**Exercise directions:**
Quote exactly the lines between the line containing "What matplotlib code" and the line containing "from matplotlib.lines import Line2D", counting those two lines as part of the range. Leave the rest out.

**Entries supplied:**
————

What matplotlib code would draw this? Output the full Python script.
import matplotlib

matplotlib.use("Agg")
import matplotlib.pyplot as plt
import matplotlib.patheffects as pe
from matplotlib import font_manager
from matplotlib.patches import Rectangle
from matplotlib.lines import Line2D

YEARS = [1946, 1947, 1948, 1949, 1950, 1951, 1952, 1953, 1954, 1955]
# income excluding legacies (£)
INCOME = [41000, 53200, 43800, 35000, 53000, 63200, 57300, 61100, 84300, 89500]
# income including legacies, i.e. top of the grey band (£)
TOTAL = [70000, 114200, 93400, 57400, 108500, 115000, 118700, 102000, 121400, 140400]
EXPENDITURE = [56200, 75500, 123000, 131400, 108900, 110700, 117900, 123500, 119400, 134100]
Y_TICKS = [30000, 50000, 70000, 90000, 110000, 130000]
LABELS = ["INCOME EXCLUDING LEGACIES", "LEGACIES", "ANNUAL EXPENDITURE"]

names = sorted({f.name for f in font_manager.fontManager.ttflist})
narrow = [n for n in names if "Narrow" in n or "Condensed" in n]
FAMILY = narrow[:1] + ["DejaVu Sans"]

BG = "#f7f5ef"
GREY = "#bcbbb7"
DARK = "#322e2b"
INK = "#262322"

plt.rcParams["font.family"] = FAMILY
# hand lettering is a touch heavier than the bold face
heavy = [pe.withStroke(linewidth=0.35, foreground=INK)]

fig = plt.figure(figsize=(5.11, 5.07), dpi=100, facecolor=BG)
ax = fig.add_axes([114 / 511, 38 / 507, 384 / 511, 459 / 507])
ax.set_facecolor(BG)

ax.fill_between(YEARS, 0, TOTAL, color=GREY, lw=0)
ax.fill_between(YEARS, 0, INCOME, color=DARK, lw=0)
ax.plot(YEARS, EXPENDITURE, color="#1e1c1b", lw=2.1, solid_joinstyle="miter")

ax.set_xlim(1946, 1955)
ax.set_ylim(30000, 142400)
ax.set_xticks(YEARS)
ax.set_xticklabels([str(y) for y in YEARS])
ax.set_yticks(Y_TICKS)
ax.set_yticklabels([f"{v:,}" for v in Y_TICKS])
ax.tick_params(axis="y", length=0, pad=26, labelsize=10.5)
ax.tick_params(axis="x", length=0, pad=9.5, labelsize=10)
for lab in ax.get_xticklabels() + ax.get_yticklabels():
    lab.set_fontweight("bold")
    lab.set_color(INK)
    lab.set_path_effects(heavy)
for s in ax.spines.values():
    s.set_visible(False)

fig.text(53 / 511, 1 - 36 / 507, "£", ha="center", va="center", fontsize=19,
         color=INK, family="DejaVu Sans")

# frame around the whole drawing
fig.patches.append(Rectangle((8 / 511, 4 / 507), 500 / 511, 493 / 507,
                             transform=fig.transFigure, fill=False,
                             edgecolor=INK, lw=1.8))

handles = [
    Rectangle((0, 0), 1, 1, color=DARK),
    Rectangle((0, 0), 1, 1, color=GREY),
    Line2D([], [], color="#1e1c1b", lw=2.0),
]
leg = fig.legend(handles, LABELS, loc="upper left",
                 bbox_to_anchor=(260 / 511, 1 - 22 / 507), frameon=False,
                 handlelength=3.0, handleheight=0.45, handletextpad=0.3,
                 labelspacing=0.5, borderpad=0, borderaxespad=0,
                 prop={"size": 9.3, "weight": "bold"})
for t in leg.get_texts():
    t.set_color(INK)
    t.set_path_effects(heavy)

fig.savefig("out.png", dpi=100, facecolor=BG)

————

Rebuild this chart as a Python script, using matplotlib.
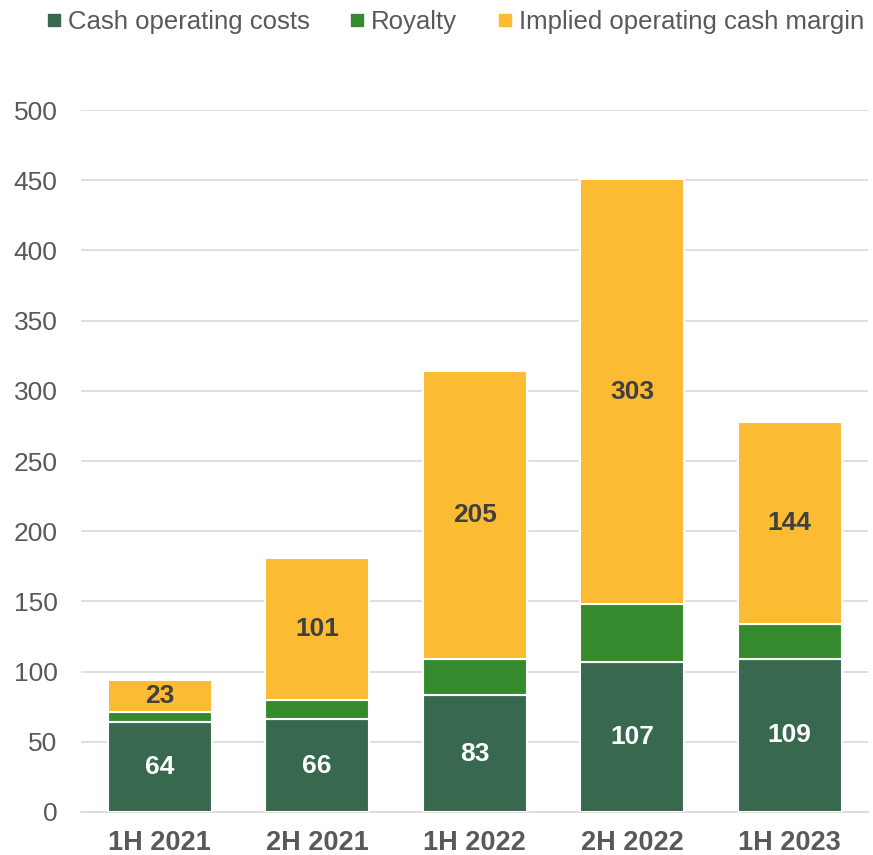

————

**Exercise output:**
What matplotlib code would draw this? Output the full Python script.
import matplotlib

matplotlib.use("Agg")
import matplotlib.pyplot as plt
import matplotlib.patheffects as pe
from matplotlib import font_manager
from matplotlib.patches import Rectangle
from matplotlib.lines import Line2D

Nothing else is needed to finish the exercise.